This movie is sold as a war movie but it borders on being a chick-flick. Given that it's directed by Steven Spielberg, the man who brought us Saving Private Ryan and Schindler's List - two of the best war movies of the past 30 years - I was anticipating something gritty that showed the horrible grinding insanity of trench warfare. Instead, I found myself looking at my watch after the first hour with the dawning disappointment that this movie is closer to National Velvet than Private Ryan. "Okay. Okay. I get it. The guy loves his horse and the horse is a really nice horse."
The up-sides: The production values are what you would expect from Spielberg. Not a penny was spared in sets and costumes.
The down-sides (and this is not a complete list): The acting was poor and I didn't care one whit about any of the characters.
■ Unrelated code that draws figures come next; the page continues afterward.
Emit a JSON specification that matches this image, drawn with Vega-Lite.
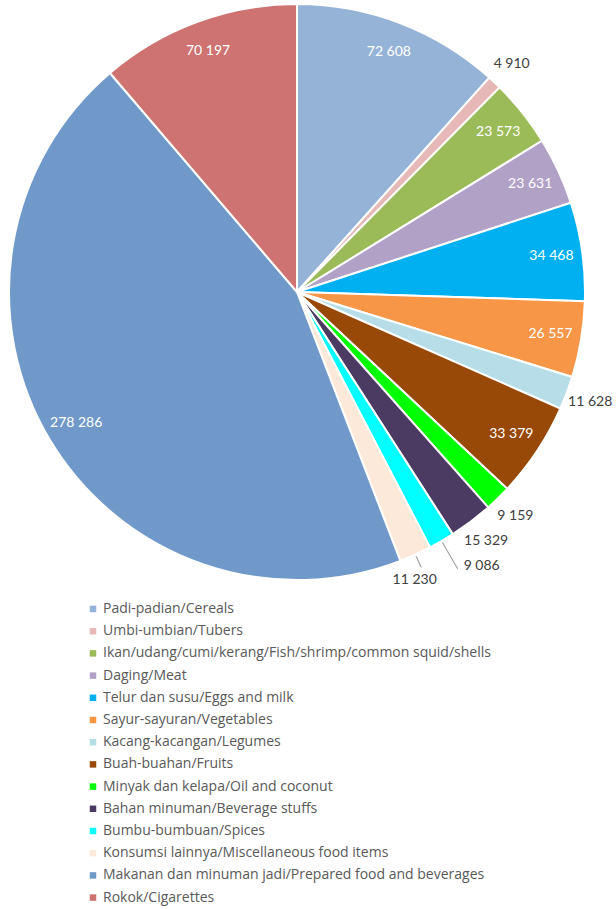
{
  "$schema": "https://vega.github.io/schema/vega-lite/v6.json",
  "autosize": {"type": "none"},
  "width": 594,
  "height": 584,
  "padding": {"left": 0, "top": 0, "right": 22, "bottom": 325},
  "background": "white",
  "config": {
    "view": {"stroke": null},
    "font": "Lato",
    "locale": {"number": {"decimal": ",", "thousands": " ", "grouping": [3], "currency": ["", ""]}}
  },
  "data": {
    "values": [
      {"k": 1, "cat": "Padi-padian/Cereals", "v": 72608, "pos": "in"},
      {"k": 2, "cat": "Umbi-umbian/Tubers", "v": 4910, "pos": "out"},
      {"k": 3, "cat": "Ikan/udang/cumi/kerang/Fish/shrimp/common squid/shells", "v": 23573, "pos": "in"},
      {"k": 4, "cat": "Daging/Meat", "v": 23631, "pos": "in"},
      {"k": 5, "cat": "Telur dan susu/Eggs and milk", "v": 34468, "pos": "in"},
      {"k": 6, "cat": "Sayur-sayuran/Vegetables", "v": 26557, "pos": "in"},
      {"k": 7, "cat": "Kacang-kacangan/Legumes", "v": 11628, "pos": "out"},
      {"k": 8, "cat": "Buah-buahan/Fruits", "v": 33379, "pos": "in"},
      {"k": 9, "cat": "Minyak dan kelapa/Oil and coconut", "v": 9159, "pos": "out"},
      {"k": 10, "cat": "Bahan minuman/Beverage stuffs", "v": 15329, "pos": "out"},
      {"k": 11, "cat": "Bumbu-bumbuan/Spices", "v": 9086, "pos": "lead1"},
      {"k": 12, "cat": "Konsumsi lainnya/Miscellaneous food items", "v": 11230, "pos": "lead2"},
      {"k": 13, "cat": "Makanan dan minuman jadi/Prepared food and beverages", "v": 278286, "pos": "in"},
      {"k": 14, "cat": "Rokok/Cigarettes", "v": 70197, "pos": "in"}
    ]
  },
  "encoding": {
    "theta": {"field": "v", "type": "quantitative", "stack": true},
    "order": {"field": "k", "type": "quantitative"}
  },
  "layer": [
    {
      "mark": {"type": "arc", "outerRadius": 288, "stroke": "white", "strokeWidth": 2},
      "encoding": {
        "color": {
          "field": "cat",
          "type": "nominal",
          "sort": null,
          "scale": {
            "domain": [
              "Padi-padian/Cereals",
              "Umbi-umbian/Tubers",
              "Ikan/udang/cumi/kerang/Fish/shrimp/common squid/shells",
              "Daging/Meat",
              "Telur dan susu/Eggs and milk",
              "Sayur-sayuran/Vegetables",
              "Kacang-kacangan/Legumes",
              "Buah-buahan/Fruits",
              "Minyak dan kelapa/Oil and coconut",
              "Bahan minuman/Beverage stuffs",
              "Bumbu-bumbuan/Spices",
              "Konsumsi lainnya/Miscellaneous food items",
              "Makanan dan minuman jadi/Prepared food and beverages",
              "Rokok/Cigarettes"
            ],
            "range": ["#95B3D7", "#E6B9B8", "#9BBB59", "#B2A1C7", "#00B0F0", "#F79646", "#B7DEE8", "#984807", "#00FF00", "#4B3A62", "#00FFFF", "#FDE9D9", "#7099CA", "#CE7371"]
          },
          "legend": {
            "title": null,
            "orient": "none",
            "legendX": 86,
            "legendY": 602,
            "direction": "vertical",
            "symbolType": "square",
            "symbolSize": 42,
            "symbolStrokeWidth": 0,
            "labelFont": "Open Sans",
            "labelFontSize": 14,
            "labelColor": "#595959",
            "labelLimit": 520,
            "rowPadding": 8.2,
            "labelOffset": 3
          }
        }
      }
    },
    {
      "mark": {"type": "arc", "innerRadius": 290, "outerRadius": 320, "padAngle": 0.6, "fill": null, "fillOpacity": 0, "stroke": "#A6A6A6", "strokeWidth": 1},
      "encoding": {
        "strokeOpacity": {"condition": {"test": "datum.pos == 'lead1'", "value": 1}, "value": 0}
      }
    },
    {
      "mark": {"type": "arc", "innerRadius": 290, "outerRadius": 302, "padAngle": 0.6, "fill": null, "fillOpacity": 0, "stroke": "#A6A6A6", "strokeWidth": 1},
      "encoding": {
        "strokeOpacity": {"condition": {"test": "datum.pos == 'lead2'", "value": 1}, "value": 0}
      }
    },
    {
      "mark": {"type": "text", "radius": 257, "color": "white", "fontSize": 14, "font": "Lato"},
      "encoding": {
        "text": {"field": "v", "type": "quantitative", "format": ",d"},
        "opacity": {"condition": {"test": "datum.pos == 'in'", "value": 1}, "value": 0}
      }
    },
    {
      "mark": {"type": "text", "radius": 313, "color": "#404040", "fontSize": 14, "font": "Lato"},
      "encoding": {
        "text": {"field": "v", "type": "quantitative", "format": ",d"},
        "opacity": {"condition": {"test": "datum.pos == 'out'", "value": 1}, "value": 0}
      }
    },
    {
      "mark": {"type": "text", "radius": 320, "align": "left", "dx": 6, "dy": -3, "color": "#404040", "fontSize": 14, "font": "Lato"},
      "encoding": {
        "text": {"field": "v", "type": "quantitative", "format": ",d"},
        "opacity": {"condition": {"test": "datum.pos == 'lead1'", "value": 1}, "value": 0}
      }
    },
    {
      "mark": {"type": "text", "radius": 313, "dx": -11, "dy": 3, "color": "#404040", "fontSize": 14, "font": "Lato"},
      "encoding": {
        "text": {"field": "v", "type": "quantitative", "format": ",d"},
        "opacity": {"condition": {"test": "datum.pos == 'lead2'", "value": 1}, "value": 0}
      }
    }
  ]
}
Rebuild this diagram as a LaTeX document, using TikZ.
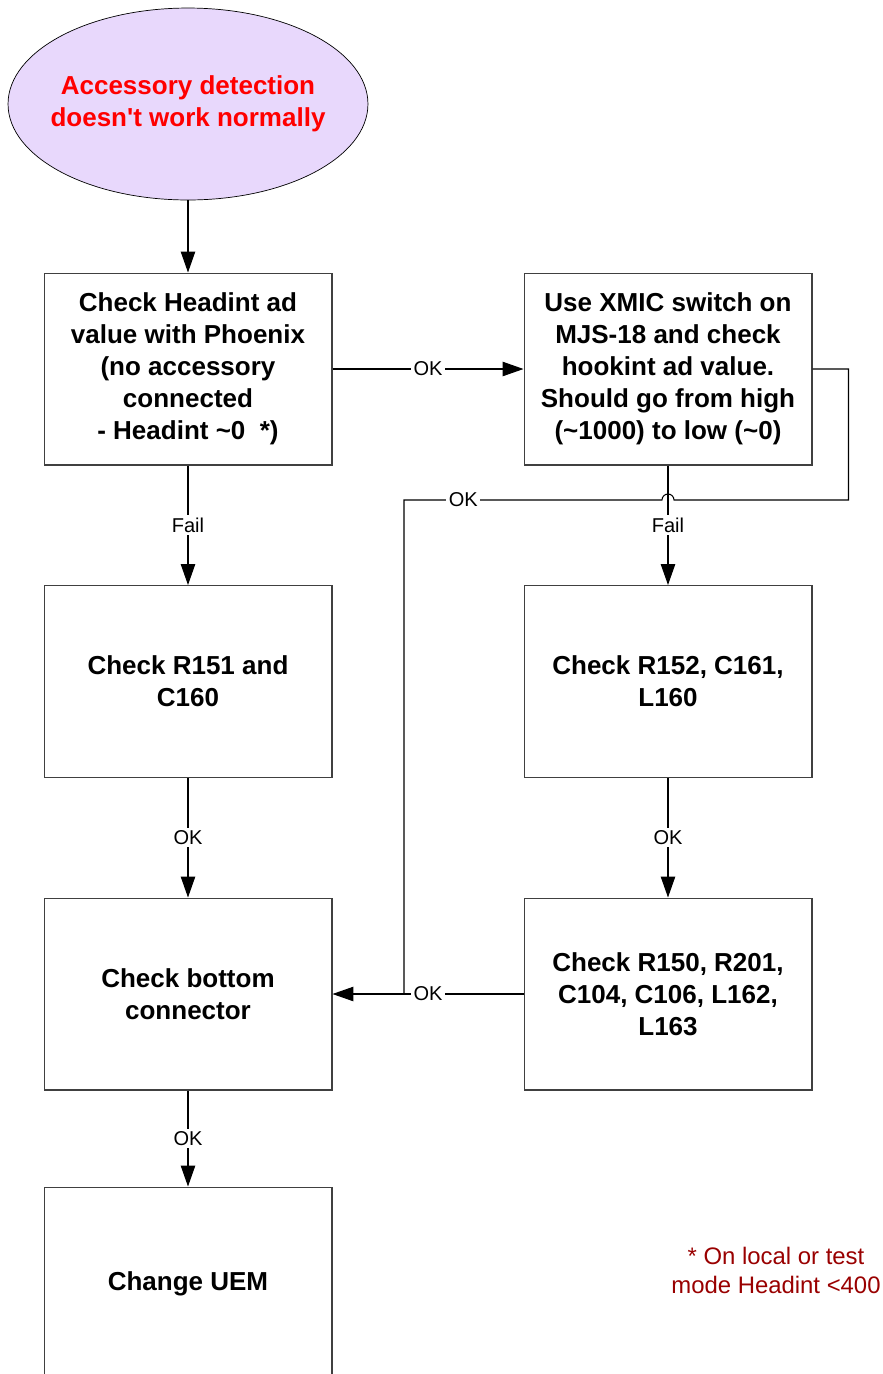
\documentclass[tikz,border=0pt]{standalone}
\usepackage{fontspec}
\setmainfont{Liberation Sans}
\usetikzlibrary{arrows.meta,shapes.geometric,positioning}
\definecolor{startfill}{RGB}{232,216,252}
\definecolor{notered}{RGB}{153,0,0}
\definecolor{boxline}{RGB}{64,64,64}

\tikzset{
  stepbox/.style={draw=boxline, line width=0.6pt, minimum width=5.76cm, minimum height=3.84cm,
    align=center, font=\fontsize{14.8}{18.2}\selectfont\bfseries},
  link/.style={line width=0.6pt, -{Triangle[length=0.42cm,width=0.29cm]}},
  tag/.style={fill=white, inner sep=1.5pt, font=\fontsize{11.4}{13}\selectfont},
}

\begin{document}
\begin{tikzpicture}[x=0.02cm,y=-0.02cm]
  \clip (0,0) rectangle (883,1374);

  \node[ellipse, draw, fill=startfill, inner sep=0pt, minimum width=7.2cm, minimum height=3.84cm]
    (start) at (188,104) {};
  \node[align=center, text=red, font=\fontsize{14.8}{18.2}\selectfont\bfseries]
    (starttext) at (start.center) {Accessory detection\\doesn\textquotesingle t work normally};

  \node[stepbox] (headint) at (188,369) {Check Headint ad\\value with Phoenix\\(no accessory\\connected\\- Headint \textasciitilde0\ \ *)};
  \node[stepbox] (xmic) at (668,369) {Use XMIC switch on\\MJS-18 and check\\hookint ad value.\\Should go from high\\(\textasciitilde1000) to low (\textasciitilde0)};
  \node[stepbox] (rone) at (188,681.5) {Check R151 and\\C160};
  \node[stepbox] (rtwo) at (668,681.5) {Check R152, C161,\\L160};
  \node[stepbox] (conn) at (188,994) {Check bottom\\connector};
  \node[stepbox] (rthree) at (668,994) {Check R150, R201,\\C104, C106, L162,\\L163};
  \node[stepbox, minimum height=3.86cm] (uem) at (188,1283.5) {Change UEM};

  \node[align=center, text=notered, font=\fontsize{13.6}{16.4}\selectfont] (remark) at (776,1270.5) {* On local or test\\mode Headint <400};

  \draw[link] (start) -- (headint);
  \draw[link] (headint) -- node[tag] {OK} (xmic);
  \draw[link] (headint) -- node[tag] {Fail} (rone);
  \draw[link] (xmic) -- node[tag] {Fail} (rtwo);
  \draw[link] (rone) -- node[tag] {OK} (conn);
  \draw[link] (rtwo) -- node[tag] {OK} (rthree);
  \draw[link] (rthree) -- node[tag] {OK} (conn);
  \draw[link] (conn) -- node[tag] {OK} (uem);

  % loop back from the XMIC check, hopping over the Fail line
  \coordinate (joint) at (404,994);
  \draw[line width=0.6pt] (xmic.east) -- ++(36,0) |- (674,500) arc (0:-180:6)
    -- node[tag, pos=0.77] {OK} (404,500) -- (joint);

\end{tikzpicture}
\end{document}
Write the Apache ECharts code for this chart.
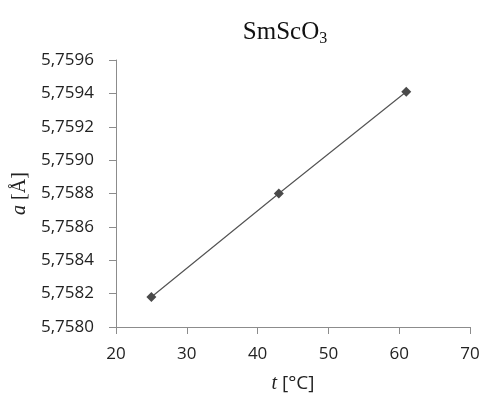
<!DOCTYPE html>
<html>
<head>
<meta charset="utf-8">
<script src="https://cdn.jsdelivr.net/npm/echarts@6/dist/echarts.min.js"></script>
<style>
html, body { margin: 0; padding: 0; background: #fff; }
#chart { width: 484px; height: 401px; }
</style>
</head>
<body>
<div id="chart"></div>
<script>
// data
var tempC = [25, 43, 61];
var latticeA = [5.75818, 5.75880, 5.75941];
var xTicks = [20, 30, 40, 50, 60, 70];
var yTicks = [5.7580, 5.7582, 5.7584, 5.7586, 5.7588, 5.7590, 5.7592, 5.7594, 5.7596];

var points = tempC.map(function (t, i) { return [t, latticeA[i]]; });
var axisGray = '#8c8c8c';
var labelFont = '"Open Sans", "DejaVu Sans", sans-serif';
var serif = '"Liberation Serif", "DejaVu Serif", serif';

var chart = echarts.init(document.getElementById('chart'));
chart.setOption({
    animation: false,
    backgroundColor: '#fff',
    title: {
        text: '{a|SmScO}{b|3}',
        left: 280,
        textAlign: 'center',
        top: 12,
        textStyle: {
            rich: {
                a: { fontFamily: serif, fontSize: 25, fontWeight: 'normal', color: '#111' },
                b: { fontFamily: serif, fontSize: 16, fontWeight: 'normal', color: '#111', padding: [14, 0, 0, 0] }
            }
        }
    },
    grid: { left: 116, right: 14, top: 60, bottom: 74 },
    xAxis: {
        type: 'value',
        min: xTicks[0],
        max: xTicks[xTicks.length - 1],
        interval: 10,
        name: '{i|t} [°C]',
        nameLocation: 'middle',
        nameGap: 47,
        nameTextStyle: {
            fontFamily: labelFont, fontSize: 19, color: '#222',
            rich: { i: { fontFamily: serif, fontStyle: 'italic', fontSize: 20, color: '#222' } }
        },
        axisLine: { lineStyle: { color: axisGray, width: 1 } },
        axisTick: { show: true, inside: false, length: 7, lineStyle: { color: axisGray } },
        splitLine: { show: false },
        axisLabel: { fontFamily: labelFont, fontSize: 17, color: '#222', margin: 19 }
    },
    yAxis: {
        type: 'value',
        min: yTicks[0],
        max: yTicks[yTicks.length - 1],
        interval: 0.0002,
        name: '{i|a} [Å]',
        nameLocation: 'middle',
        nameRotate: 90,
        nameGap: 86,
        nameTextStyle: {
            fontFamily: serif, fontSize: 20, color: '#222',
            rich: { i: { fontFamily: serif, fontStyle: 'italic', fontSize: 20, color: '#222' } }
        },
        axisLine: { show: true, lineStyle: { color: axisGray, width: 1 } },
        axisTick: { show: true, inside: false, length: 7, lineStyle: { color: axisGray } },
        splitLine: { show: false },
        axisLabel: {
            fontFamily: labelFont, fontSize: 17, color: '#222', margin: 22,
            formatter: function (v) { return v.toFixed(4).replace('.', ','); }
        }
    },
    series: [{
        type: 'line',
        data: points,
        symbol: 'diamond',
        symbolSize: 10,
        itemStyle: { color: '#4a4a4a' },
        lineStyle: { color: '#555', width: 1.2 }
    }]
});
</script>
</body>
</html>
The dialog was strained, predictable and often ridiculous. Having the Kaiser's soldiers talking with forced Sargent Schultz accents just makes them look comic. The plot was lifted from some third-rate Lassie Come Home remake. Every scene was accompanied by a syrup-laced, melodramatic sound track, as if one could make up for all the other shortcomings of this movie laying on thick strings and horns. It's the cinematic equivalent of dousing your over-cooked duck l'orange with ketchup.
I hated this movie. It took $12 and three hours from me and gave me nothing back. I would give it zero stars if I could.